How Kawasaki combine conflicting factors?

A difference between a conventional gas turbine and a hydrogen gas turbine lies in the combustor.
Instead of designing it only for hydrogen, Kawasaki devised a technology so that natural gas, hydrogen, or mixture of them can be used as its fuel flexibly.
However, it is required a technology to resolve conflicting factors such as stable combustion and reducing NOx emission at the same time.

Hydrogen is almost a part of our society.

This demonstration project generates heat and power from hydrogen and supplies them to public facilities nearby.
This is the first project of this kind in the world in an urban area.
Hydrogen is almost a part of our society.

Dry Low Emission NOx Hydrogen-Fueled Combustion Technology

NEDO

Advancement of Hydrogen Technologies and Utilization Project

Seven times faster flame velocity and
higher temperature combustion
that yields new technology

Not only does hydrogen combust seven times faster than natural gas, it also characteristically burns at higher temperatures. Technically speaking, there are many issues that must be overcome such as fuel nozzle damage, unstable combustion and an increase of air-polluting NOx. Superior technical prowess is required in the development of combustors that can handle these traits of hydrogen.

For example, we have devised a fuel nozzle suitable to the properties of hydrogen combustion. While technology exists that injects water to cool and stop the generation of NOx the hotter the nozzle gets, the inserted water lowers fuel efficiency. Thus, we devised a new method to tackle this – dry low emission NOx combustion technology.

In 2020, Kawasaki successfully demonstrated a dry-type combustor than runs on 100% hydrogen fuel. Since then, while adding the further improvement of a micro-mix burner combined with Kawasaki’s unique after-burn technology, we have been successful in reducing NOx emissions to half of the level required by Japan’s air pollution regulations.

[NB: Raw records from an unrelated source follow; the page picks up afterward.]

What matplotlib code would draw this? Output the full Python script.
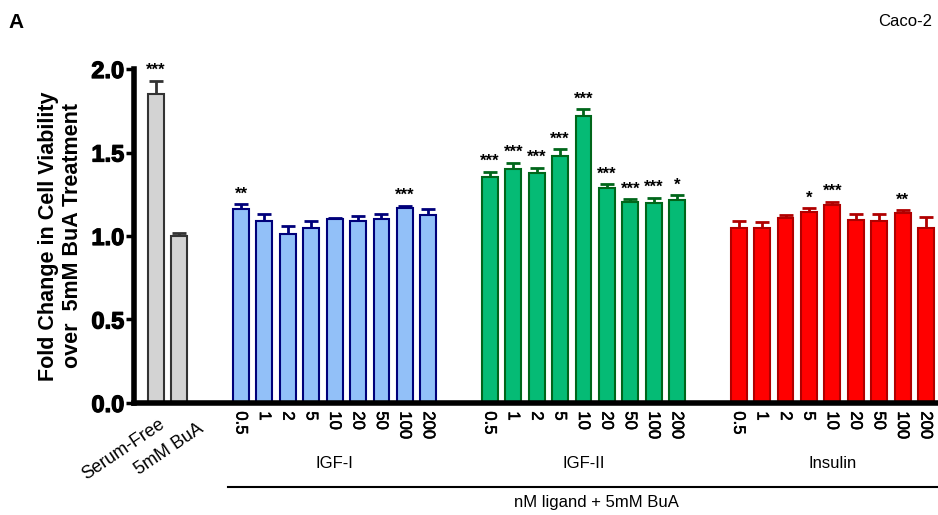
import numpy as np
import matplotlib
matplotlib.use('Agg')
import matplotlib.pyplot as plt
import matplotlib.transforms as mtransforms
import matplotlib.patheffects as pe

plt.rcParams['font.family'] = ['Liberation Sans', 'DejaVu Sans']

doses = ['0.5', '1', '2', '5', '10', '20', '50', '100', '200']

ctrl_labels = ['Serum-Free', '5mM BuA']
ctrl_vals = [1.85, 1.00]
ctrl_err = [0.08, 0.02]
ctrl_stars = ['***', '']

igf1_vals = [1.16, 1.09, 1.01, 1.05, 1.10, 1.09, 1.10, 1.165, 1.125]
igf1_err = [0.03, 0.04, 0.05, 0.04, 0.01, 0.03, 0.03, 0.015, 0.035]
igf1_stars = ['**', '', '', '', '', '', '', '***', '']

igf2_vals = [1.355, 1.40, 1.375, 1.48, 1.72, 1.29, 1.205, 1.20, 1.215]
igf2_err = [0.03, 0.04, 0.035, 0.04, 0.04, 0.02, 0.015, 0.03, 0.03]
igf2_stars = ['***', '***', '***', '***', '***', '***', '***', '***', '*']

ins_vals = [1.05, 1.045, 1.105, 1.145, 1.185, 1.095, 1.09, 1.14, 1.045]
ins_err = [0.04, 0.04, 0.02, 0.02, 0.02, 0.035, 0.04, 0.015, 0.07]
ins_stars = ['', '', '', '*', '***', '', '', '**', '']

groups = [
    ('IGF-I', igf1_vals, igf1_err, igf1_stars, '#92c0f8', '#00007a'),
    ('IGF-II', igf2_vals, igf2_err, igf2_stars, '#05bb75', '#00661a'),
    ('Insulin', ins_vals, ins_err, ins_stars, '#ff0000', '#b00000'),
]

gap = 2.63
width = 0.68

fig = plt.figure(figsize=(9.38, 5.15), dpi=100)
ax = fig.add_axes([0.1429, 0.2175, 0.857, 0.6485])


def draw(ax, xs, vals, errs, stars, fc, ec):
    ax.bar(xs, vals, width=width, color=fc, edgecolor=ec, linewidth=1.5, zorder=2)
    ax.errorbar(xs, vals, yerr=[np.zeros(len(vals)), errs], fmt='none',
                ecolor=ec, elinewidth=2, capsize=5, capthick=2, zorder=1)
    for x, v, e, s in zip(xs, vals, errs, stars):
        if s:
            ax.annotate(s, (x, v + e), xytext=(0, 2), textcoords='offset points',
                        ha='center', va='bottom', fontsize=12, fontweight='bold')


xs = np.arange(2)
draw(ax, xs, ctrl_vals, ctrl_err, ctrl_stars, '#d3d3d3', '#333333')
all_x = list(xs)
all_lab = [''] * 2
centers = []
start = 1 + gap
for name, vals, err, stars, fc, ec in groups:
    gx = start + np.arange(len(vals))
    draw(ax, gx, vals, err, stars, fc, ec)
    all_x += list(gx)
    all_lab += doses
    centers.append((name, gx.mean()))
    start = gx[-1] + gap

ax.set_xlim(-0.94, 33.4)
ax.set_ylim(0, 2.0)
ax.set_yticks([0, 0.5, 1.0, 1.5, 2.0])
ax.set_yticklabels(['0.0', '0.5', '1.0', '1.5', '2.0'], fontsize=17, fontweight='bold')
for t in ax.get_yticklabels():
    t.set_path_effects([pe.withStroke(linewidth=0.9, foreground='black')])
ax.set_xticks(all_x)
ax.set_xticklabels(all_lab, rotation=-90, fontsize=12, va='top')
for t in ax.get_xticklabels():
    t.set_path_effects([pe.withStroke(linewidth=0.4, foreground='black')])
ax.tick_params(axis='x', length=0, pad=6)
ax.tick_params(axis='y', length=6, width=2.5, pad=1)
for sp in ['top', 'right']:
    ax.spines[sp].set_visible(False)
ax.spines['left'].set_linewidth(4)
ax.spines['bottom'].set_linewidth(4)

ax.set_ylabel('Fold Change in Cell Viability\nover  5mM BuA Treatment',
              fontsize=15.5, fontweight='bold', labelpad=6)

trans = mtransforms.blended_transform_factory(ax.transData, fig.transFigure)
ctrl_anchor = [(0.1, 416), (1.75, 420)]
for (dx, py), lab in zip(ctrl_anchor, ctrl_labels):
    ax.text(dx, 1 - py / 515, lab, transform=trans, rotation=34,
            ha='right', va='top', fontsize=13, rotation_mode='anchor')
for name, cx in centers:
    ax.text(cx, 1 - 464 / 515, name, transform=trans, ha='center', va='center',
            fontsize=12, fontstretch='condensed')
ax.plot([3.08, 33.4], [1 - 487 / 515] * 2, transform=trans, color='black',
        linewidth=1.5, clip_on=False)
ax.text(18.8, 1 - 502 / 515, 'nM ligand + 5mM BuA', transform=trans,
        ha='center', va='center', fontsize=12)

fig.text(8 / 938, 1 - 22 / 515, 'A', fontsize=15, fontweight='bold', va='center')
fig.text(932 / 938, 1 - 22 / 515, 'Caco-2', fontsize=12, ha='right', va='center')

fig.savefig('out.png', dpi=100)
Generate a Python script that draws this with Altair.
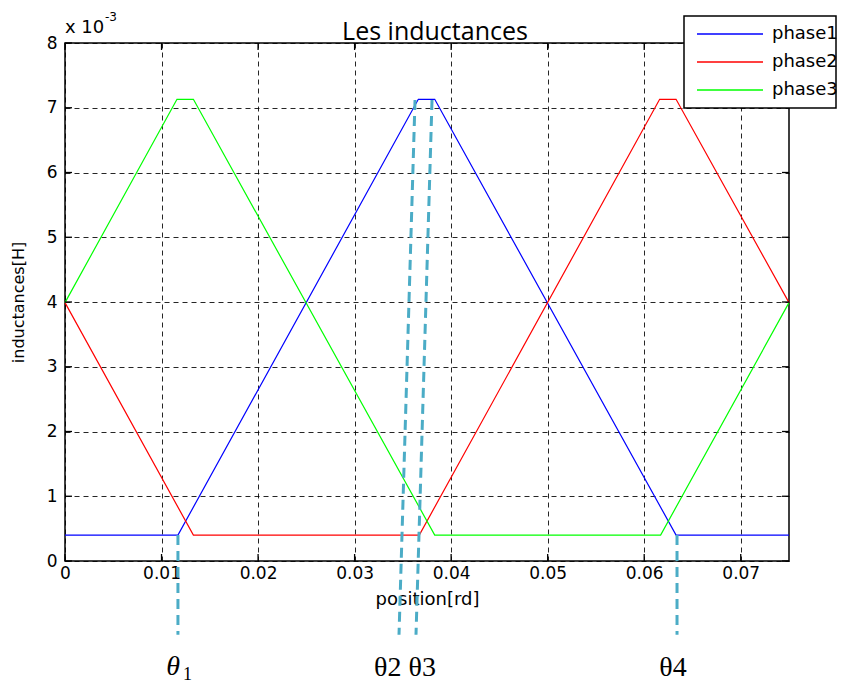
import altair as alt
import pandas as pd

# ---------------- data (position in rad, inductance in H) ----------------
series_names = ["phase1", "phase2", "phase3"]
series_colors = ["#0000ff", "#ff0000", "#00ff00"]

phase1_pos = [0.0, 0.0117, 0.0366, 0.0383, 0.0633, 0.075]
phase1_L = [0.0004, 0.0004, 0.00713, 0.00713, 0.0004, 0.0004]
phase2_pos = [0.0, 0.0133, 0.0367, 0.0616, 0.0633, 0.075]
phase2_L = [0.00399, 0.0004, 0.0004, 0.00713, 0.00713, 0.00399]
phase3_pos = [0.0, 0.0116, 0.0133, 0.0383, 0.0617, 0.075]
phase3_L = [0.00399, 0.00713, 0.00713, 0.0004, 0.0004, 0.00399]

x_ticks = [0, 0.01, 0.02, 0.03, 0.04, 0.05, 0.06, 0.07]
y_ticks = [0, 0.001, 0.002, 0.003, 0.004, 0.005, 0.006, 0.007, 0.008]

# annotation dashed guides (theta angles)
theta_top_pos = [0.0117, 0.03626, 0.03802, 0.0634]
theta_top_L = [0.0004, 0.00712, 0.00712, 0.0004]
theta_bot_pos = [0.0117, 0.0346, 0.03636, 0.0634]
theta_bot_L = [-0.00114, -0.00114, -0.00114, -0.00114]

title_text = "Les inductances"
x_title = "position[rd]"
y_title = "inductances[H]"

W, H = 724, 518
FONT = "DejaVu Sans"

rows = []
for name, xs, ys in zip(series_names, [phase1_pos, phase2_pos, phase3_pos],
                        [phase1_L, phase2_L, phase3_L]):
    for i, (x, y) in enumerate(zip(xs, ys)):
        rows.append({"series": name, "pos": x, "L": y, "i": i})
df = pd.DataFrame(rows)

xscale = alt.Scale(domain=[0, 0.075], nice=False, zero=False)
yscale = alt.Scale(domain=[0, 0.008], nice=False, zero=False)

x_axis = alt.Axis(
    values=x_ticks,
    labelExpr="datum.value == 0 ? '0' : format(datum.value, '.2f')",
    title=x_title, titleFontSize=18, titlePadding=9, labelPadding=4, labelFlush=False)
y_axis = alt.Axis(
    values=y_ticks,
    labelExpr="format(round(datum.value * 1000), 'd')",
    title=y_title, titleFontSize=16, titlePadding=20, labelPadding=8, labelFlush=False)


def X(field="pos"):
    return alt.X(f"{field}:Q", scale=xscale, axis=x_axis)


def Y(field="L"):
    return alt.Y(f"{field}:Q", scale=yscale, axis=y_axis)


lines = alt.Chart(df).mark_line(strokeWidth=1.2).encode(
    x=X(), y=Y(),
    color=alt.Color("series:N", scale=alt.Scale(domain=series_names, range=series_colors),
                    legend=None),
    order="i:Q",
)

# inward ticks on all four sides
xt = pd.DataFrame({"pos": x_ticks})
yt = pd.DataFrame({"L": y_ticks})
tick_style = dict(color="black", strokeWidth=1.3)
ticks_bottom = alt.Chart(xt).mark_rule(**tick_style).encode(
    x=X(), y=alt.value(H), y2=alt.value(H - 7))
ticks_top = alt.Chart(xt).mark_rule(**tick_style).encode(
    x=X(), y=alt.value(0), y2=alt.value(7))
ticks_left = alt.Chart(yt).mark_rule(**tick_style).encode(
    y=Y(), x=alt.value(0), x2=alt.value(7))
ticks_right = alt.Chart(yt).mark_rule(**tick_style).encode(
    y=Y(), x=alt.value(W), x2=alt.value(W - 7))

# dashed theta guides
gdf = pd.DataFrame({"pos": theta_top_pos, "L": theta_top_L,
                    "pos2": theta_bot_pos, "L2": theta_bot_L})
guides = alt.Chart(gdf).mark_rule(color="#4bacc6", strokeWidth=3, strokeDash=[10, 6]).encode(
    x=X(), y=Y(), x2="pos2:Q", y2="L2:Q",
)

one = pd.DataFrame({"a": [0]})


def txt(text, x, y, size, font=FONT, align="left", style="normal", baseline="alphabetic"):
    return alt.Chart(one).mark_text(
        text=text, font=font, fontSize=size, align=align, baseline=baseline,
        fontStyle=style, color="black").encode(x=alt.value(x), y=alt.value(y))


title = txt(title_text, 370, -3, 25, font="Open Sans", align="center")
exp_base = txt("x 10", 0, -10, 18)
exp_sup = txt("-3", 40, -22, 12)

theta1 = txt("θ", 108, 632, 28, font="Liberation Serif", align="center", style="italic")
theta1_sub = txt("1", 118, 637, 18, font="Liberation Serif")
theta23 = txt("θ2 θ3", 340, 633, 28, font="Liberation Serif", align="center")
theta4 = txt("θ4", 608, 633, 28, font="Liberation Serif", align="center")

# legend box
legend_box = alt.Chart(one).mark_rect(fill="white", stroke="black", strokeWidth=1.5).encode(
    x=alt.value(619), x2=alt.value(771), y=alt.value(-27), y2=alt.value(65))
legend_layers = [legend_box]
for k, (name, col) in enumerate(zip(series_names, series_colors)):
    yy = -9 + 28 * k
    legend_layers.append(alt.Chart(one).mark_rule(color=col, strokeWidth=1.5).encode(
        x=alt.value(632), x2=alt.value(698), y=alt.value(yy)))
    legend_layers.append(txt(name, 707, yy, 18, baseline="middle"))

chart = alt.layer(
    lines, ticks_bottom, ticks_top, ticks_left, ticks_right, guides,
    title, exp_base, exp_sup, theta1, theta1_sub, theta23, theta4,
    *legend_layers,
).properties(
    width=W, height=H,
    padding={"left": 57, "top": 35, "right": 48, "bottom": 124},
    autosize="none",
    background="white",
).configure_view(
    stroke="black", strokeWidth=1.5
).configure_axis(
    labelFont=FONT, labelFontSize=17, labelColor="black",
    titleFont=FONT, titleFontWeight="normal", titleColor="black",
    ticks=False, domain=False,
    grid=True, gridColor="black", gridDash=[5, 4], gridWidth=1, gridOpacity=0.85,
)

chart.save("out.html", embed_options={"renderer": "svg", "actions": False})
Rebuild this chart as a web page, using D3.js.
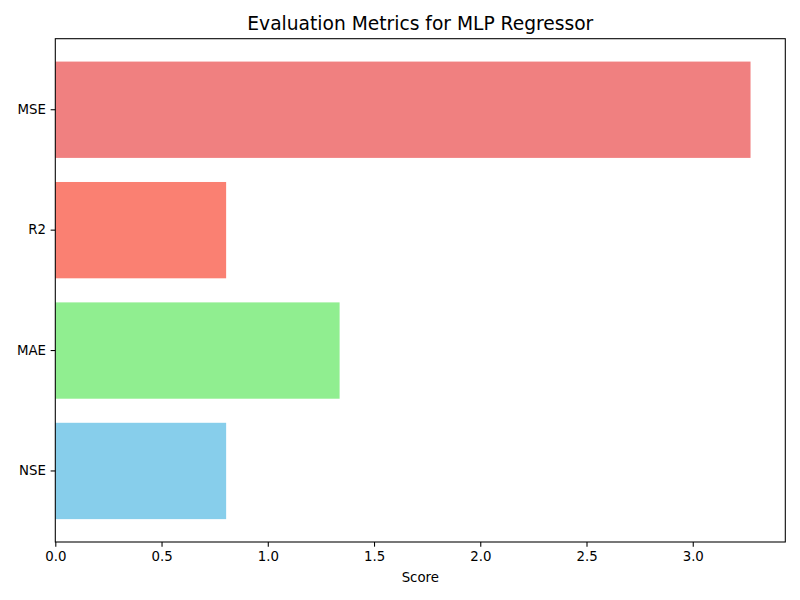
<!DOCTYPE html>
<html>
<head>
<meta charset="utf-8">
<script src="https://cdn.jsdelivr.net/npm/d3@7"></script>
<style>
  body { margin: 0; background: #fff; }
  text { font-family: "DejaVu Sans", sans-serif; fill: #000; }
</style>
</head>
<body>
<div id="chart"></div>
<script>
// metrics as plotted, top to bottom
const metrics = ['MSE', 'R2', 'MAE', 'NSE']
const scores = [3.272, 0.804, 1.338, 0.804]
const barColors = ['#F08080', '#FA8072', '#90EE90', '#87CEEB']
const xTicks = [0, 0.5, 1.0, 1.5, 2.0, 2.5, 3.0]

const width = 800
const height = 600
const margin = { top: 38.7, right: 14.7, bottom: 58, left: 55.3 }
const innerW = width - margin.left - margin.right
const innerH = height - margin.top - margin.bottom

const svg = d3.select('#chart')
    .append('svg')
    .attr('width', width)
    .attr('height', height)

const chartArea = svg.append('g')
    .attr('transform', `translate(${margin.left},${margin.top})`)

const x = d3.scaleLinear()
    .domain([0, d3.max(scores) * 1.05])
    .range([0, innerW])

const y = d3.scaleBand()
    .domain(metrics)
    .range([0, innerH])
    .paddingInner(0.2)
    .paddingOuter(0.19)

chartArea.selectAll('rect.bar')
    .data(metrics)
    .enter()
    .append('rect')
    .attr('class', 'bar')
    .attr('x', x(0))
    .attr('y', d => y(d))
    .attr('width', (d, i) => x(scores[i]) - x(0))
    .attr('height', y.bandwidth())
    .attr('fill', (d, i) => barColors[i])

// axes
const xAxis = d3.axisBottom(x)
    .tickValues(xTicks)
    .tickFormat(d3.format('.1f'))
    .tickSizeInner(4.67)
    .tickSizeOuter(0)
    .tickPadding(4.67)

const yAxis = d3.axisLeft(y)
    .tickSizeInner(4.67)
    .tickSizeOuter(0)
    .tickPadding(4.67)

const gx = chartArea.append('g')
    .attr('transform', `translate(0,${innerH})`)
    .call(xAxis)
const gy = chartArea.append('g').call(yAxis)

for (const g of [gx, gy]) {
    g.select('.domain').remove()
    g.selectAll('.tick line').attr('stroke', '#000').attr('stroke-width', 1.07)
    g.selectAll('.tick text')
        .style('font-family', '"DejaVu Sans", sans-serif')
        .style('font-size', '13.33px')
        .attr('fill', '#000')
}

// spines
chartArea.append('rect')
    .attr('x', 0)
    .attr('y', 0)
    .attr('width', innerW)
    .attr('height', innerH)
    .attr('fill', 'none')
    .attr('stroke', '#000')
    .attr('stroke-width', 1.07)

svg.append('text')
    .attr('x', margin.left + innerW / 2)
    .attr('y', 30)
    .attr('text-anchor', 'middle')
    .style('font-size', '18.67px')
    .text('Evaluation Metrics for MLP Regressor')

svg.append('text')
    .attr('x', margin.left + innerW / 2)
    .attr('y', 582)
    .attr('text-anchor', 'middle')
    .style('font-size', '13.33px')
    .text('Score')
</script>
</body>
</html>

Since our dry low emission NOx combustor is operatable using hydrogen mixed with natural gas, it also brings us much closer to the realization of a world that employs hydrogen energy.

<Dry-type combustor>
This newly developed combustor employs micro-mix combustion which subdivides the hydrogen fuel and ejects it from tiny nozzles that measure less than one millimeter in diameter. Through further development of this technology, Kawasaki will work harder towards reduced NOx emissions and co-combustion with natural gas to improve the environment and realize user-friendliness.